= Problem =
Will you output all of the data below exactly, omitting the images?

-- START Information supplied --

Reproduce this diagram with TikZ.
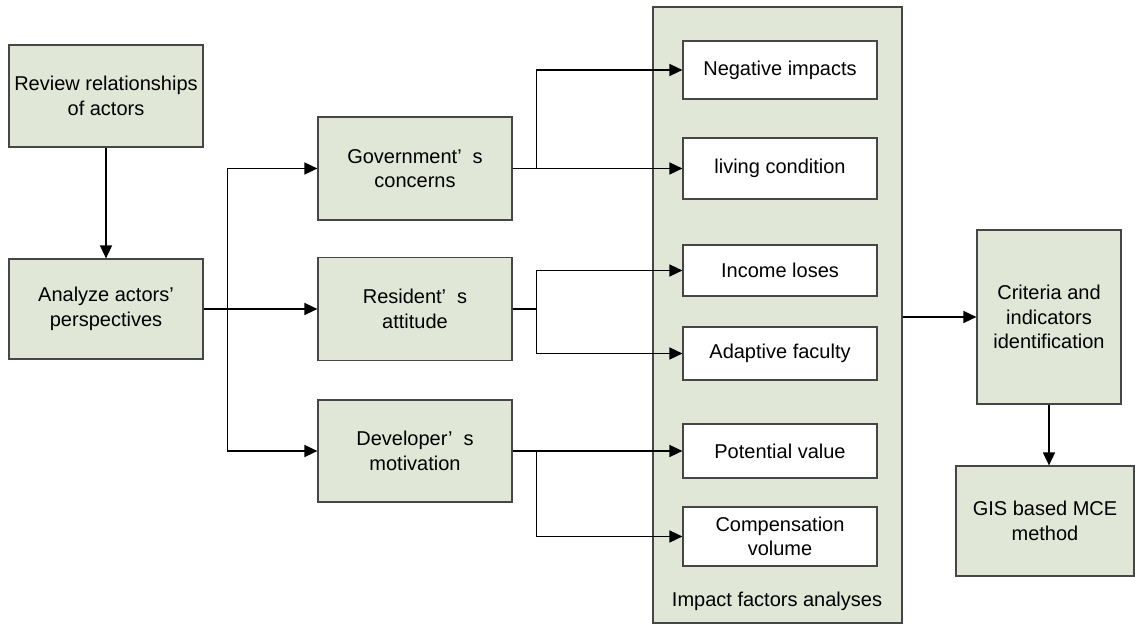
\documentclass[tikz,border=0pt]{standalone}
\usepackage{fontspec}
\setmainfont{Liberation Sans}
\usepackage{tikz}
\usetikzlibrary{arrows.meta,positioning,calc}
\definecolor{boxfill}{RGB}{224,231,215}
\definecolor{boxline}{RGB}{70,70,70}
\tikzset{
  stage/.style={draw=boxline,line width=1.2bp,fill=boxfill,align=center,
    inner sep=0pt,font=\fontsize{20bp}{24.5bp}\selectfont},
  factor/.style={draw=boxline,line width=1.2bp,fill=white,align=center,
    inner sep=0pt,minimum width=194bp,font=\fontsize{20bp}{24.5bp}\selectfont},
  link/.style={line width=1.6bp,-{Triangle[length=13bp,width=12bp]}},
}
\newcommand{\apos}{’\hspace{0.55em}}
\begin{document}
\begin{tikzpicture}[>=Triangle,line join=miter]
\useasboundingbox (0,0) rectangle (1135bp,624bp);
%%
\node (panel) at (777.5bp,309bp) [stage,minimum width=249bp,minimum height=616bp] {};
\node (panellabel) at (777bp,23bp) [font=\fontsize{20bp}{24.5bp}\selectfont] {Impact factors analyses};
%%
\node (review) at (106bp,528bp) [stage,minimum width=194bp,minimum height=102bp] {Review relationships\\of actors};
\node (analyze) at (106bp,315bp) [stage,minimum width=194bp,minimum height=100bp] {Analyze actors\apos\\perspectives};
\node (gov) at (415bp,455.5bp) [stage,minimum width=194bp,minimum height=103bp] {Government\apos s\\concerns};
\node (res) at (415bp,315bp) [stage,minimum width=194bp,minimum height=103bp] {Resident\apos s\\attitude};
\node (dev) at (415bp,173bp) [stage,minimum width=194bp,minimum height=102bp] {Developer\apos s\\motivation};
%%
\node (neg) at (780bp,554bp) [factor,minimum height=58bp] {Negative impacts};
\node (living) at (780bp,455.5bp) [factor,minimum height=61bp] {living condition};
\node (income) at (780bp,353.5bp) [factor,minimum height=51bp] {Income loses};
\node (adaptive) at (780bp,270.5bp) [factor,minimum height=53bp] {Adaptive faculty};
\node (potential) at (780bp,173bp) [factor,minimum height=54bp] {Potential value};
\node (comp) at (780bp,87.5bp) [factor,minimum height=59bp] {Compensation\\volume};
%%
\node (criteria) at (1049bp,307bp) [stage,minimum width=144bp,minimum height=174bp] {Criteria and\\indicators\\identification};
\node (gis) at (1045bp,103bp) [stage,minimum width=178bp,minimum height=110bp] {GIS based MCE\\method};
%%
\draw [link] (review) -- (analyze);
\coordinate (trunk) at ($(analyze.east)+(24bp,0)$);
\draw [link] (analyze.east) -- (trunk) |- (gov.west);
\draw [link] (analyze.east) -- (res.west);
\draw [link] (trunk) |- (dev.west);
%
\coordinate (govfork) at ($(gov.east)+(24bp,0)$);
\draw [link] (gov.east) -- (govfork) |- (neg.west);
\draw [link] (gov.east) -- (living.west);
\coordinate (resfork) at ($(res.east)+(24bp,0)$);
\draw [link] (res.east) -- (resfork) |- (income.west);
\draw [link] (resfork) |- (adaptive.west);
\coordinate (devfork) at ($(dev.east)+(24bp,0)$);
\draw [link] (dev.east) -- (potential.west);
\draw [link] (devfork) |- (comp.west);
%
\draw [link] (panel.east |- criteria.west) -- (criteria.west);
\draw [link] (criteria.south) -- (criteria.south |- gis.north);
%
\end{tikzpicture}
\end{document}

-- END Information supplied --

= Task output =
Reproduce this diagram with TikZ.
\documentclass[tikz,border=0pt]{standalone}
\usepackage{fontspec}
\setmainfont{Liberation Sans}
\usepackage{tikz}
\usetikzlibrary{arrows.meta,positioning,calc}
\definecolor{boxfill}{RGB}{224,231,215}
\definecolor{boxline}{RGB}{70,70,70}
\tikzset{
  stage/.style={draw=boxline,line width=1.2bp,fill=boxfill,align=center,
    inner sep=0pt,font=\fontsize{20bp}{24.5bp}\selectfont},
  factor/.style={draw=boxline,line width=1.2bp,fill=white,align=center,
    inner sep=0pt,minimum width=194bp,font=\fontsize{20bp}{24.5bp}\selectfont},
  link/.style={line width=1.6bp,-{Triangle[length=13bp,width=12bp]}},
}
\newcommand{\apos}{’\hspace{0.55em}}
\begin{document}
\begin{tikzpicture}[>=Triangle,line join=miter]
\useasboundingbox (0,0) rectangle (1135bp,624bp);
%%
\node (panel) at (777.5bp,309bp) [stage,minimum width=249bp,minimum height=616bp] {};
\node (panellabel) at (777bp,23bp) [font=\fontsize{20bp}{24.5bp}\selectfont] {Impact factors analyses};
%%
\node (review) at (106bp,528bp) [stage,minimum width=194bp,minimum height=102bp] {Review relationships\\of actors};
\node (analyze) at (106bp,315bp) [stage,minimum width=194bp,minimum height=100bp] {Analyze actors\apos\\perspectives};
\node (gov) at (415bp,455.5bp) [stage,minimum width=194bp,minimum height=103bp] {Government\apos s\\concerns};
\node (res) at (415bp,315bp) [stage,minimum width=194bp,minimum height=103bp] {Resident\apos s\\attitude};
\node (dev) at (415bp,173bp) [stage,minimum width=194bp,minimum height=102bp] {Developer\apos s\\motivation};
%%
\node (neg) at (780bp,554bp) [factor,minimum height=58bp] {Negative impacts};
\node (living) at (780bp,455.5bp) [factor,minimum height=61bp] {living condition};
\node (income) at (780bp,353.5bp) [factor,minimum height=51bp] {Income loses};
\node (adaptive) at (780bp,270.5bp) [factor,minimum height=53bp] {Adaptive faculty};
\node (potential) at (780bp,173bp) [factor,minimum height=54bp] {Potential value};
\node (comp) at (780bp,87.5bp) [factor,minimum height=59bp] {Compensation\\volume};
%%
\node (criteria) at (1049bp,307bp) [stage,minimum width=144bp,minimum height=174bp] {Criteria and\\indicators\\identification};
\node (gis) at (1045bp,103bp) [stage,minimum width=178bp,minimum height=110bp] {GIS based MCE\\method};
%%
\draw [link] (review) -- (analyze);
\coordinate (trunk) at ($(analyze.east)+(24bp,0)$);
\draw [link] (analyze.east) -- (trunk) |- (gov.west);
\draw [link] (analyze.east) -- (res.west);
\draw [link] (trunk) |- (dev.west);
%
\coordinate (govfork) at ($(gov.east)+(24bp,0)$);
\draw [link] (gov.east) -- (govfork) |- (neg.west);
\draw [link] (gov.east) -- (living.west);
\coordinate (resfork) at ($(res.east)+(24bp,0)$);
\draw [link] (res.east) -- (resfork) |- (income.west);
\draw [link] (resfork) |- (adaptive.west);
\coordinate (devfork) at ($(dev.east)+(24bp,0)$);
\draw [link] (dev.east) -- (potential.west);
\draw [link] (devfork) |- (comp.west);
%
\draw [link] (panel.east |- criteria.west) -- (criteria.west);
\draw [link] (criteria.south) -- (criteria.south |- gis.north);
%
\end{tikzpicture}
\end{document}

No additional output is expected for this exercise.